--- RECORDS TO USE ---
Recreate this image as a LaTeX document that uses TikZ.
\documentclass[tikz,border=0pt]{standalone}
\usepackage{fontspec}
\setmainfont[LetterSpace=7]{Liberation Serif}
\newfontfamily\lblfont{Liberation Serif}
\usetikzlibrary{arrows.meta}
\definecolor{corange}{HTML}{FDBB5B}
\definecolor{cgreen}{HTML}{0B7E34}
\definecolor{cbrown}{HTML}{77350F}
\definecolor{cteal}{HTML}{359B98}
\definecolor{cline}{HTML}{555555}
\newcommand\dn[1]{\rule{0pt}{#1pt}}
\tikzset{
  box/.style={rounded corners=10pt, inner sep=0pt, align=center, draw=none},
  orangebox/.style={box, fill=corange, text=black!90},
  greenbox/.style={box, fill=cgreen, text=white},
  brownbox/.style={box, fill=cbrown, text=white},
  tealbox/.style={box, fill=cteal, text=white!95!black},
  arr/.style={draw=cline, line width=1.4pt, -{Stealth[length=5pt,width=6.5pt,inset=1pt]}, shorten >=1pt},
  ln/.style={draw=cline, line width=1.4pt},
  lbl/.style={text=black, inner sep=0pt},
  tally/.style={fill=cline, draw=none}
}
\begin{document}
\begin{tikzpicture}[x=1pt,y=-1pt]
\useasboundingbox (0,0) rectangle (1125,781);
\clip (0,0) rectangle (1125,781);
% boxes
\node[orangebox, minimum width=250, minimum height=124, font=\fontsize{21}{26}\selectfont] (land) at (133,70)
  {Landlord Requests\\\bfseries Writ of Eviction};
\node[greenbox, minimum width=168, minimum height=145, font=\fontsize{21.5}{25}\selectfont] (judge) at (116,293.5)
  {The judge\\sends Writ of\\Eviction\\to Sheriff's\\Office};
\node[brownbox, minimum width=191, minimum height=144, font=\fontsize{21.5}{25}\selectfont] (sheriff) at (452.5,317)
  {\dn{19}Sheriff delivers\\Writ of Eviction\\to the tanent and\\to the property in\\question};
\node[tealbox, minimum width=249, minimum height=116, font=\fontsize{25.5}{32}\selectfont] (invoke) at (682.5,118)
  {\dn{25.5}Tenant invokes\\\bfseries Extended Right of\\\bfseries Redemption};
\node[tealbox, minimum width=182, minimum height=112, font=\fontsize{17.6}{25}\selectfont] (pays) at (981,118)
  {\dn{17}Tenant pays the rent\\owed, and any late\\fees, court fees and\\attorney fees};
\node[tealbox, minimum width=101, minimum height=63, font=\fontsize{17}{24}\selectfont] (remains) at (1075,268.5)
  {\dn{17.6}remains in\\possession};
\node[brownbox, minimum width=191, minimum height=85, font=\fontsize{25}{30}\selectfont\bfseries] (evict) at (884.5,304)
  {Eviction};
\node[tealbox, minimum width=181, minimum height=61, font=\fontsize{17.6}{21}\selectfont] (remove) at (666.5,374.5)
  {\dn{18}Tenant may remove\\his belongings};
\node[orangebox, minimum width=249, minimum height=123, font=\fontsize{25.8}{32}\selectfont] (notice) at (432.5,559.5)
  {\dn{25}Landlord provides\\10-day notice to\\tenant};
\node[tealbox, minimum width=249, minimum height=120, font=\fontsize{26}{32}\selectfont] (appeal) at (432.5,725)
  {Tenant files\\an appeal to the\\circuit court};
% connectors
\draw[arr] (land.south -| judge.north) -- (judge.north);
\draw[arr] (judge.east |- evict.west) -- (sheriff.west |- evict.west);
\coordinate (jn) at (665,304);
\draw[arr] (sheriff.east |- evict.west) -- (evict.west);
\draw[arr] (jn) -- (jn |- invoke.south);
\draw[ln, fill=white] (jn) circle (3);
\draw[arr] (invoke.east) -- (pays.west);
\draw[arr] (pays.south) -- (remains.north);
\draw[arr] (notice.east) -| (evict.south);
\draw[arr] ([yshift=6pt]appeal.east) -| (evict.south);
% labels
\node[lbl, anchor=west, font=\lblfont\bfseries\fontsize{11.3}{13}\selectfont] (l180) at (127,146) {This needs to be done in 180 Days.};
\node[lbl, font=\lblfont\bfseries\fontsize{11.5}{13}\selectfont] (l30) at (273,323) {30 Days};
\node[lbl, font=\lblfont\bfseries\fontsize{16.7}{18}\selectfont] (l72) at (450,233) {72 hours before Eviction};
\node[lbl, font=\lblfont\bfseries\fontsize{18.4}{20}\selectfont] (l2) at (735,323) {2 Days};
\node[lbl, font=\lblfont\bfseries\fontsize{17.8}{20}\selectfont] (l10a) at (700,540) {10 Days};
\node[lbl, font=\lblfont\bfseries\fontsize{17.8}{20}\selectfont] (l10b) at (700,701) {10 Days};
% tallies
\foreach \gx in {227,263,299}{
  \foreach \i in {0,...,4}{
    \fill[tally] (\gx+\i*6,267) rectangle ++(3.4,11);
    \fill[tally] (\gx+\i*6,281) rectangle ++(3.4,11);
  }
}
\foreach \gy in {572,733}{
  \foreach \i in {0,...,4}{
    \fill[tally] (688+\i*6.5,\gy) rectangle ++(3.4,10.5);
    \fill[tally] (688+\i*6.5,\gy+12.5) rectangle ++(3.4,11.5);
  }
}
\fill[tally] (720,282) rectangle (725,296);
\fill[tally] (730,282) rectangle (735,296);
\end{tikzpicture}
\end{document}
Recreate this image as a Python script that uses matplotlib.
---
Each line above must be reproduced exactly as it stands.

Recreate this image as a LaTeX document that uses TikZ.
\documentclass[tikz,border=0pt]{standalone}
\usepackage{fontspec}
\setmainfont[LetterSpace=7]{Liberation Serif}
\newfontfamily\lblfont{Liberation Serif}
\usetikzlibrary{arrows.meta}
\definecolor{corange}{HTML}{FDBB5B}
\definecolor{cgreen}{HTML}{0B7E34}
\definecolor{cbrown}{HTML}{77350F}
\definecolor{cteal}{HTML}{359B98}
\definecolor{cline}{HTML}{555555}
\newcommand\dn[1]{\rule{0pt}{#1pt}}
\tikzset{
  box/.style={rounded corners=10pt, inner sep=0pt, align=center, draw=none},
  orangebox/.style={box, fill=corange, text=black!90},
  greenbox/.style={box, fill=cgreen, text=white},
  brownbox/.style={box, fill=cbrown, text=white},
  tealbox/.style={box, fill=cteal, text=white!95!black},
  arr/.style={draw=cline, line width=1.4pt, -{Stealth[length=5pt,width=6.5pt,inset=1pt]}, shorten >=1pt},
  ln/.style={draw=cline, line width=1.4pt},
  lbl/.style={text=black, inner sep=0pt},
  tally/.style={fill=cline, draw=none}
}
\begin{document}
\begin{tikzpicture}[x=1pt,y=-1pt]
\useasboundingbox (0,0) rectangle (1125,781);
\clip (0,0) rectangle (1125,781);
% boxes
\node[orangebox, minimum width=250, minimum height=124, font=\fontsize{21}{26}\selectfont] (land) at (133,70)
  {Landlord Requests\\\bfseries Writ of Eviction};
\node[greenbox, minimum width=168, minimum height=145, font=\fontsize{21.5}{25}\selectfont] (judge) at (116,293.5)
  {The judge\\sends Writ of\\Eviction\\to Sheriff's\\Office};
\node[brownbox, minimum width=191, minimum height=144, font=\fontsize{21.5}{25}\selectfont] (sheriff) at (452.5,317)
  {\dn{19}Sheriff delivers\\Writ of Eviction\\to the tanent and\\to the property in\\question};
\node[tealbox, minimum width=249, minimum height=116, font=\fontsize{25.5}{32}\selectfont] (invoke) at (682.5,118)
  {\dn{25.5}Tenant invokes\\\bfseries Extended Right of\\\bfseries Redemption};
\node[tealbox, minimum width=182, minimum height=112, font=\fontsize{17.6}{25}\selectfont] (pays) at (981,118)
  {\dn{17}Tenant pays the rent\\owed, and any late\\fees, court fees and\\attorney fees};
\node[tealbox, minimum width=101, minimum height=63, font=\fontsize{17}{24}\selectfont] (remains) at (1075,268.5)
  {\dn{17.6}remains in\\possession};
\node[brownbox, minimum width=191, minimum height=85, font=\fontsize{25}{30}\selectfont\bfseries] (evict) at (884.5,304)
  {Eviction};
\node[tealbox, minimum width=181, minimum height=61, font=\fontsize{17.6}{21}\selectfont] (remove) at (666.5,374.5)
  {\dn{18}Tenant may remove\\his belongings};
\node[orangebox, minimum width=249, minimum height=123, font=\fontsize{25.8}{32}\selectfont] (notice) at (432.5,559.5)
  {\dn{25}Landlord provides\\10-day notice to\\tenant};
\node[tealbox, minimum width=249, minimum height=120, font=\fontsize{26}{32}\selectfont] (appeal) at (432.5,725)
  {Tenant files\\an appeal to the\\circuit court};
% connectors
\draw[arr] (land.south -| judge.north) -- (judge.north);
\draw[arr] (judge.east |- evict.west) -- (sheriff.west |- evict.west);
\coordinate (jn) at (665,304);
\draw[arr] (sheriff.east |- evict.west) -- (evict.west);
\draw[arr] (jn) -- (jn |- invoke.south);
\draw[ln, fill=white] (jn) circle (3);
\draw[arr] (invoke.east) -- (pays.west);
\draw[arr] (pays.south) -- (remains.north);
\draw[arr] (notice.east) -| (evict.south);
\draw[arr] ([yshift=6pt]appeal.east) -| (evict.south);
% labels
\node[lbl, anchor=west, font=\lblfont\bfseries\fontsize{11.3}{13}\selectfont] (l180) at (127,146) {This needs to be done in 180 Days.};
\node[lbl, font=\lblfont\bfseries\fontsize{11.5}{13}\selectfont] (l30) at (273,323) {30 Days};
\node[lbl, font=\lblfont\bfseries\fontsize{16.7}{18}\selectfont] (l72) at (450,233) {72 hours before Eviction};
\node[lbl, font=\lblfont\bfseries\fontsize{18.4}{20}\selectfont] (l2) at (735,323) {2 Days};
\node[lbl, font=\lblfont\bfseries\fontsize{17.8}{20}\selectfont] (l10a) at (700,540) {10 Days};
\node[lbl, font=\lblfont\bfseries\fontsize{17.8}{20}\selectfont] (l10b) at (700,701) {10 Days};
% tallies
\foreach \gx in {227,263,299}{
  \foreach \i in {0,...,4}{
    \fill[tally] (\gx+\i*6,267) rectangle ++(3.4,11);
    \fill[tally] (\gx+\i*6,281) rectangle ++(3.4,11);
  }
}
\foreach \gy in {572,733}{
  \foreach \i in {0,...,4}{
    \fill[tally] (688+\i*6.5,\gy) rectangle ++(3.4,10.5);
    \fill[tally] (688+\i*6.5,\gy+12.5) rectangle ++(3.4,11.5);
  }
}
\fill[tally] (720,282) rectangle (725,296);
\fill[tally] (730,282) rectangle (735,296);
\end{tikzpicture}
\end{document}
Recreate this image as a Python script that uses matplotlib.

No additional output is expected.